Cannabis stocks didn't show that kind of reaction at all. Tilray (TLRY), which has lost more than three-quarters of its value so far this year, only managed a 4% advance. Cronos Group (CRON 13.51%) did slightly better, rising 7%, but it's still down almost 30% on the year. Gains of 5% for Aurora Cannabis (ACB 7.26%) still left its stock well below the $1 per share level on the New York Stock Exchange and off by two-third year to date. Even Canopy Growth (CGC 22.15%), which is down almost 40% so far in 2020, only managed to claw back about 4% today.

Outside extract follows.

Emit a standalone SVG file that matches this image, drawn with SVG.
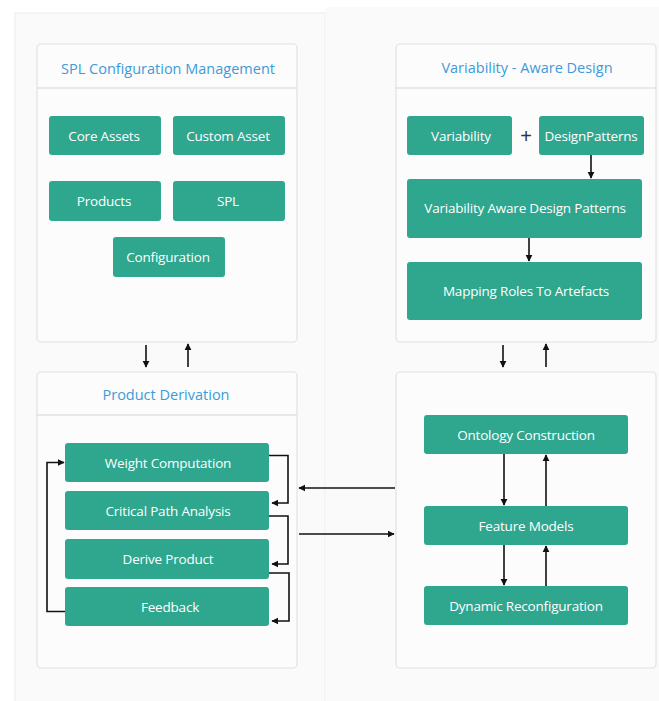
<svg xmlns="http://www.w3.org/2000/svg" width="659" height="701" viewBox="0 0 659 701">
<defs>
<style>
.bg{fill:#fafafa;stroke:#ebebeb;stroke-width:1}
.panel{fill:#fcfcfc;stroke:#e2e2e2;stroke-width:1.2}
.sep{stroke:#e2e2e2;stroke-width:1.5}
.title{font-family:"Open Sans","Noto Sans",sans-serif;font-size:14.5px;fill:#3d9bd8;text-anchor:middle;dominant-baseline:central}
.node rect{fill:#2fa68e}
.node text{font-family:"Open Sans","Noto Sans",sans-serif;font-size:13.5px;letter-spacing:-0.2px;fill:#ffffff;text-anchor:middle;dominant-baseline:central}
.plus{font-family:"Liberation Sans",sans-serif;font-size:20px;fill:#333;text-anchor:middle;dominant-baseline:central}
.conn path,.conn line{fill:none;stroke:#111;stroke-width:1.6}
</style>
<marker id="ah" viewBox="0 0 10 10" refX="9" refY="5" markerWidth="4.4" markerHeight="4.4" orient="auto" markerUnits="strokeWidth">
<path d="M0,0 L10,5 L0,10 z" fill="#111"/>
</marker>
</defs>
<rect x="0" y="0" width="659" height="701" fill="#ffffff"/>
<rect class="bg" x="15" y="13" width="310" height="700"/>
<rect x="325.5" y="7" width="334" height="694" fill="#fafafa"/>

<g id="panel-spl">
<rect class="panel" x="37" y="44" width="260" height="298" rx="4"/>
<line class="sep" x1="37" y1="88" x2="297" y2="88"/>
<text class="title" x="168" y="68">SPL Configuration  Management</text>
</g>
<g id="panel-vad">
<rect class="panel" x="396" y="44" width="260" height="298" rx="4"/>
<line class="sep" x1="396" y1="88" x2="656" y2="88"/>
<text class="title" x="527" y="67">Variability - Aware Design</text>
</g>
<g id="panel-pd">
<rect class="panel" x="37" y="372" width="260" height="296" rx="4"/>
<line class="sep" x1="37" y1="415" x2="297" y2="415"/>
<text class="title" x="166" y="394">Product Derivation</text>
</g>
<g id="panel-onto">
<rect class="panel" x="396" y="372" width="260" height="296" rx="4"/>
</g>

<g id="n-core" class="node"><rect x="49" y="116" width="112" height="39" rx="3"/><text x="104" y="135.5">Core Assets</text></g>
<g id="n-custom" class="node"><rect x="173" y="116" width="112" height="39" rx="3"/><text x="228" y="135.5">Custom Asset</text></g>
<g id="n-products" class="node"><rect x="49" y="181" width="112" height="40" rx="3"/><text x="104" y="201">Products</text></g>
<g id="n-spl" class="node"><rect x="173" y="181" width="112" height="40" rx="3"/><text x="228" y="201">SPL</text></g>
<g id="n-config" class="node"><rect x="113" y="237" width="112" height="40" rx="3"/><text x="168" y="257">Configuration</text></g>

<g id="n-variability" class="node"><rect x="407" y="116" width="105" height="39" rx="3"/><text x="461" y="135.5">Variability</text></g>
<text class="plus" x="526" y="136">+</text>
<g id="n-designpatterns" class="node"><rect x="539" y="116" width="105" height="39" rx="3"/><text x="591" y="135.5">DesignPatterns</text></g>
<g id="n-vadp" class="node"><rect x="407" y="179" width="235" height="59" rx="3"/><text x="525" y="208">Variability Aware Design Patterns</text></g>
<g id="n-mapping" class="node"><rect x="407" y="262" width="235" height="58" rx="3"/><text x="526" y="291">Mapping Roles To Artefacts</text></g>

<g id="n-weight" class="node"><rect x="65" y="443" width="204" height="39" rx="3"/><text x="168" y="462.5">Weight Computation</text></g>
<g id="n-critical" class="node"><rect x="65" y="491" width="204" height="39" rx="3"/><text x="168" y="510.5">Critical Path Analysis</text></g>
<g id="n-derive" class="node"><rect x="65" y="539" width="204" height="40" rx="3"/><text x="168" y="559">Derive Product</text></g>
<g id="n-feedback" class="node"><rect x="65" y="587" width="204" height="39" rx="3"/><text x="170" y="606.5">Feedback</text></g>

<g id="n-ontology" class="node"><rect x="424" y="415" width="204" height="39" rx="3"/><text x="526" y="434.5">Ontology Construction</text></g>
<g id="n-feature" class="node"><rect x="424" y="506" width="204" height="39" rx="3"/><text x="526" y="525.5">Feature Models</text></g>
<g id="n-dynamic" class="node"><rect x="424" y="586" width="204" height="39" rx="3"/><text x="526" y="605.5">Dynamic Reconfiguration</text></g>

<g id="connectors" class="conn">
<line x1="146" y1="345" x2="146" y2="367" marker-end="url(#ah)"/>
<line x1="188" y1="367" x2="188" y2="344" marker-end="url(#ah)"/>
<line x1="503" y1="345" x2="503" y2="367" marker-end="url(#ah)"/>
<line x1="546" y1="367" x2="546" y2="344" marker-end="url(#ah)"/>
<line x1="591" y1="155" x2="591" y2="178" marker-end="url(#ah)"/>
<line x1="529" y1="238" x2="529" y2="261" marker-end="url(#ah)"/>
<path d="M269,455.5 H288 V503 H272" marker-end="url(#ah)"/>
<path d="M269,516 H288 V564 H272" marker-end="url(#ah)"/>
<path d="M269,573 H289 V621 H272" marker-end="url(#ah)"/>
<path d="M65,611.5 H47 V462.5 H64" marker-end="url(#ah)"/>
<line x1="395" y1="488" x2="299" y2="488" marker-end="url(#ah)"/>
<line x1="299" y1="534" x2="394" y2="534" marker-end="url(#ah)"/>
<line x1="504" y1="454" x2="504" y2="505" marker-end="url(#ah)"/>
<line x1="546" y1="506" x2="546" y2="455" marker-end="url(#ah)"/>
<line x1="504" y1="545" x2="504" y2="585" marker-end="url(#ah)"/>
<line x1="546" y1="586" x2="546" y2="546" marker-end="url(#ah)"/>
</g>
</svg>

Should investors be more bullish?
Many of the same arguments favoring cannabis companies still exist despite the big drops in their share prices over the past year. The Canadian market remains full of promise, as cultivators haven't been able to increase their distribution as much as originally hoped because of a lack of retail locations in key parts of the country, especially Ontario. Moreover, Canada is moving forward with newer, value-added cannabis products that go well beyond simple marijuana flower and can fetch premium prices. Similarly, the opening of legal hemp in the U.S. market has provided opportunities for Canadian cannabis companies to move south -- and that could prepare them for a broader legalization if it comes in the future.
Also, the drop in cannabis stock prices has made them more affordable and attractive. Even though profitability has still eluded many marijuana companies, revenue levels have risen enough to justify current valuations in some investors' eyes.
Yet even with those favorable attributes, marijuana stocks just aren't getting any love. Even interest in the largest marijuana ETF, ETFMG Alternative Harvest (MJ 19.55%), has been lackluster. Net assets now amount to just over $600 million, down from over $1 billion at its peak. Volume for the ETF was more than 20% below its average -- on a day when investors were eager to grab up shares of companies in other hard-hit industries.
Dismissing cannabis stocks entirely at this point would be a mistake for investors, given that the budding marijuana market is still growing and has good long-term prospects. However, those looking to buy should be picky in selecting the companies they think have the best chance to emerge on top in the long run.